Tomer Filiba, 16.06.2011 10:48:
> Nimp (Nested Imports) is a little meta-importer hook for Python 2.3-2.7 and 3.0-3.2 that enables the use of *nested packages* (`com.ibm.foo.bar`), as is commonplace in Java and various other languages. It works by collecting all packages that begin with a common prefix on your `sys.path` and "merging" them into logical packages.
>
> Homepage: http://pypi.python.org/pypi/nimp
> Install: pip install nimp
>
> Example
> -------
> Consider the following package layout (say, under site-packages, or anywhere on your python path):
>
>    site-packages/
>      com-ibm-storage/
>        ... package files ...
>      com-ibm-storage-plugins/
>        ... package files ...
>      com-google-protobuf/
>        ... package files ...
>      com-google-appengine/
>        ... package files ...
>
> Using Nimp is easy:
>
>    import nimp
>    nimp.install()
>
> You can place these two lines in your `site.py`; after calling `nimp.install()`, the following imports will "magically" work:
>
>    import com # a namespace package (empty)
>    import com.google.protobuf
>    import com.ibm.storage
>    from com.ibm.storage.plugins import MySQLPlugin

So, this isn't really about "nested imports" but rather about merging 
distinct packages, right? This allows me to let packages that are stored in 
different places appear within their common package prefix.
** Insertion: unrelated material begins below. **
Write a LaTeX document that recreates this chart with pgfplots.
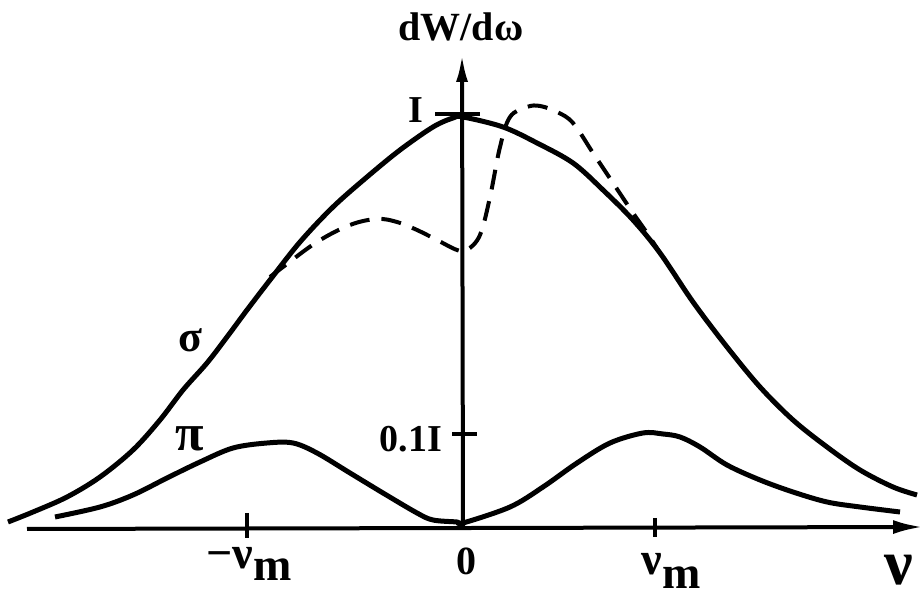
\documentclass[border=0pt]{standalone}
\usepackage{pgfplots}
\pgfplotsset{compat=1.18}
\usepackage{fontspec}
\setmainfont{Liberation Serif}
\usetikzlibrary{arrows.meta}

\begin{document}
\begin{tikzpicture}
\begin{axis}[
  scale only axis, width=462pt, height=298.5pt,
  xmin=-463, xmax=461, ymin=-69, ymax=528,
  hide axis, clip=false,
]
% frequency and intensity axes
\draw[line width=2pt, -{Latex[length=15pt,width=7pt]}] (axis cs:-436,-1) -- (axis cs:460,1);
\draw[line width=2pt, -{Latex[length=14pt,width=6pt]}] (axis cs:0,0) -- (axis cs:-1,474);
% tick marks
\draw[line width=2pt] (axis cs:-28,414) -- (axis cs:17,414);
\draw[line width=2pt] (axis cs:-11,94) -- (axis cs:14,94);
\draw[line width=2pt] (axis cs:-216,15) -- (axis cs:-216,-10);
\draw[line width=2pt] (axis cs:192,10) -- (axis cs:192,-9);

% sigma component
\addplot[black, line width=2.5pt, smooth, tension=0.55] coordinates {
 (-455,6) (-430,16) (-396,31) (-363,51) (-330,78) (-303,108) (-280,138)
 (-256,165) (-236,191) (-216,218) (-193,248) (-163,286) (-130,321) (-96,351)
 (-63,378) (-30,401) (-10,410) (0,411) (40,401) (74,385) (110,365)
 (140,338) (170,308) (197,275) (230,226) (264,181) (297,141) (330,108)
 (364,81) (397,58) (430,41) (454,33)
};
% perturbed sigma component
\addplot[black, line width=2pt, smooth, tension=0.6, dash pattern=on 10pt off 6pt] coordinates {
 (-193,251) (-180,261) (-146,286) (-113,303) (-86,309) (-66,306) (-46,298)
 (-26,288) (-6,278) (4,278) (17,293) (27,331) (37,381) (47,411) (64,421)
 (77,422) (94,416) (110,405) (130,375) (150,345) (170,315) (184,295) (197,275)
};
% pi component
\addplot[black, line width=2.5pt, smooth, tension=0.55] coordinates {
 (-408,11) (-363,21) (-330,33) (-296,50) (-263,66) (-230,80) (-196,85)
 (-170,85) (-146,75) (-113,55) (-80,35) (-46,15) (-30,8) (-6,6) (0,5)
 (47,21) (80,41) (114,65) (147,85) (180,95) (200,94) (217,91) (237,81)
 (264,63) (297,48) (330,36) (364,26) (397,21) (437,16)
};

% labels
\node[inner sep=0] at (axis cs:-2,501) {\fontsize{20}{24}\selectfont\bfseries dW/dω};
\node[inner sep=0] at (axis cs:-47,418) {\fontsize{19}{23}\selectfont\bfseries I};
\node[inner sep=0] at (axis cs:-52,89) {\fontsize{19}{23}\selectfont\bfseries 0.1I};
\node[inner sep=0] at (axis cs:3,-33) {\fontsize{20}{24}\selectfont\bfseries 0};
\node[inner sep=0, anchor=north] at (axis cs:-214,-19) {\fontsize{23}{26}\selectfont\bfseries −ν\raisebox{-6pt}{m}};
\node[inner sep=0, anchor=north] at (axis cs:208,-25) {\fontsize{23}{26}\selectfont\bfseries ν\raisebox{-7pt}{m}};
\node[inner sep=0] at (axis cs:436,-42) {\fontsize{32}{36}\selectfont\bfseries ν};
\node[inner sep=0] at (axis cs:-273,188) {\fontsize{22}{26}\selectfont\bfseries σ};
\node[inner sep=0] at (axis cs:-273,89) {\fontsize{26}{30}\selectfont\bfseries π};
\end{axis}
\pgfresetboundingbox
\path (current axis.south west) rectangle (current axis.north east);
\end{tikzpicture}
\end{document}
Does is really require the "-" naming convention for packages, or would it 
also work with normal directories? E.g.

    ...path1/org/humbug/test/...
    ...path2/org/humbug/toast/...

That seems like a more common use case: different install directories, egg 
directories and zip files that contain the same prefix package directories.

I guess there are issues with "__init__.py" files in this case, though - 
which ones should be executed if the package structure is multiplied?